En 1980 Williams encarnó a Popeye en un proyecto ambicioso y fallido, que dirigió el gran Robert Altman. El contacto con realizadores de primer nivel fue un activo en la carrera de Williams, un regalo de la profesión que lo potenció como intérprete. A la vez, derivó en batallas inevitables cada vez que su desmesura natural colocaba un papel al borde del desastre. Porque sobre ese borde caminó el Williams actor durante toda su vida. Las películas en las que se regodea en su propio personaje son, lógicamente, las más flojas. Pero encorsetarlo nunca fue sencillo, porque Williams fue un maestro de la improvisación y nadie quería resignar semejante cualidad. 

La filmografía de Williams es larguísima, intrincada y, básicamente, despareja. Y eso que rodó de la mano de Paul Mazursky, Terry Gilliam (otro Monthy Phyton), Kenneth Branagh, Woody Allen y el propio Coppola. Barry Levinson lo guió en “Good morning, Vietnam!” (uno de los puntos altos) y Penny Marshall supo contenerlo en “Despertares”. De la mano de la dupla Ben Affleck-Matt Damon se alzó con el Oscar al Mejor de Reparto por su composición del profesor Sean Maguire de “Good Will Hunting” (titulada aquí “En busca del destino”). 

Williams ganó muchísimo dinero con las comedias de Chris Columbus (“El hombre Bicentenario”, “Señora Doubtfire”) o con el Peter Pan de Steven Spielberg. Otro suceso fue “La sociedad de los poetas muertos”, del australiano Peter Weir. El crítico Roger Ebert la distinguió como una de las peores películas de la historia; un festival de golpes bajos en el que Williams encarnaba a un profesor de literatura que se la pasaba recomendándole “carpe diem” a un joven Ethan Hawke. A esa altura las críticas no le hacían ni cosquillas a Williams, subido al expreso de la cocaína y en el vagón VIP. 

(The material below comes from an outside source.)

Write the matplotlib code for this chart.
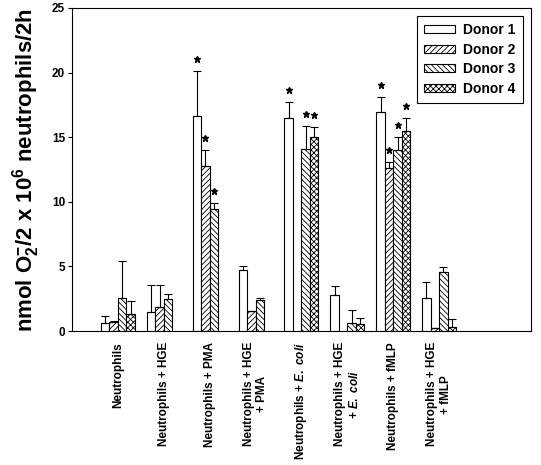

Hizo más películas olvidables, se metió en parcelas desconocidas (un voyeur, un asesino, el rastreador de una esposa suicida), prestó la voz a incontables proyectos de animación y se pasó los últimos 10 años intentando reflotar, en vano, el esplendor perdido. Se despidió haciendo de Teddy Roosevelt en “Una noche en el museo 3”, de estreno pendiente. Los demonios le ganaron la partida a aquel Mork genial, a ese actor tan simpático al que Hollywood le sacó el jugo con sus modos de trituradora. Quedan esas películas que le alegraron las tardes a tanta gente.